French satirical weekly Charlie Hebdo, long beloved for its mockery of religious extremism, will mark the one year anniversary of the terrorist attack on its Paris offices with a cover featuring a blood-spattered, AK47-toting deity accompanied by the words, "One year on: the assassin is still out there."
On January 7th, 2015, brothers Cherif and Saif Kouachi stormed Charlie Hebdo's offices in eastern Paris armed with high-powered rifles and opened fire on the magazine's daily editorial meeting. Twelve people, including eight members of the magazine's staff, were killed in the attack.
The rampage was intended as revenge for the magazine's satirization of the prophet Muhammad, whose depiction in media is prohibited by Islam. Al Qaeda in the Arabian Peninsula (AQAP) claimed responsibility for the attack, and the magazine responded by printing yet another illustration of Muhammad in their first issue following the massacre.
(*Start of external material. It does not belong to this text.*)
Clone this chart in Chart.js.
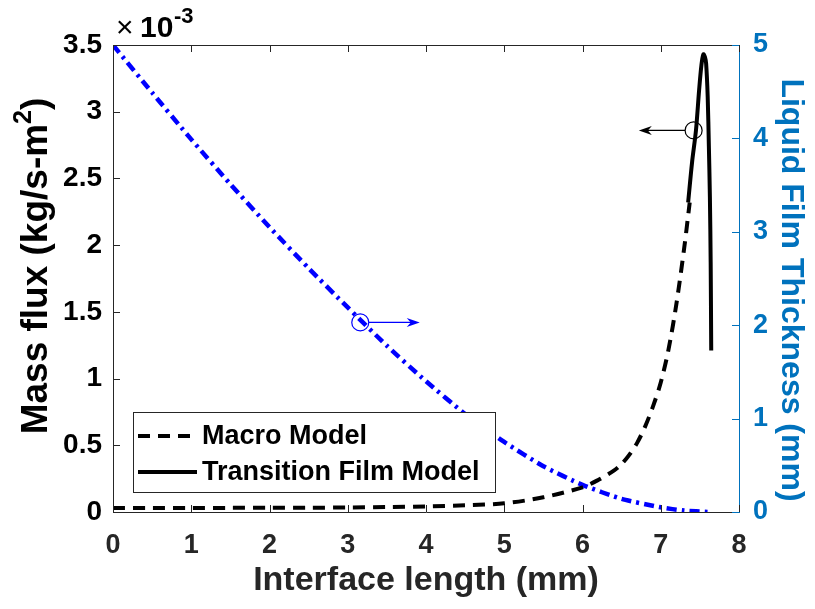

The God-like character — or "assassin" — on the cover of the special anniversary addition is presumably intended to represent radical Islam as an ideology, rather than any specific organization. In an accompanying editorial, magazine manager Laurent Sourissea said the cover denounces “fanatics brutalized by the Koran” and ridicules those fanatics who might target free-thinking publications for “daring to laugh at the religious."
The attacks traumatized Paris and foreshadowed the much larger, terrorist attack in the French capital in November 2015, which killed more than 130 people. It was ISIS, not AQAP, who claimed responsibility for the most recent attack on Paris.
One million copies of the special edition will hit newsstands in France on Wednesday, and tens of thousands more will be sold elsewhere throughout the world. The edition will include a collection of cartoons by the five Hebdo cartoonists slain in the attack, as well new material echoing Sourissea's editorial.
In a world where Americans are more worried about Islamic terror than ever before, Charlie Hebdo's triumphant anniversary issue might serve as something of a rallying cry to the West. In the end, it looks like the pen was, in fact, mightier than the sword.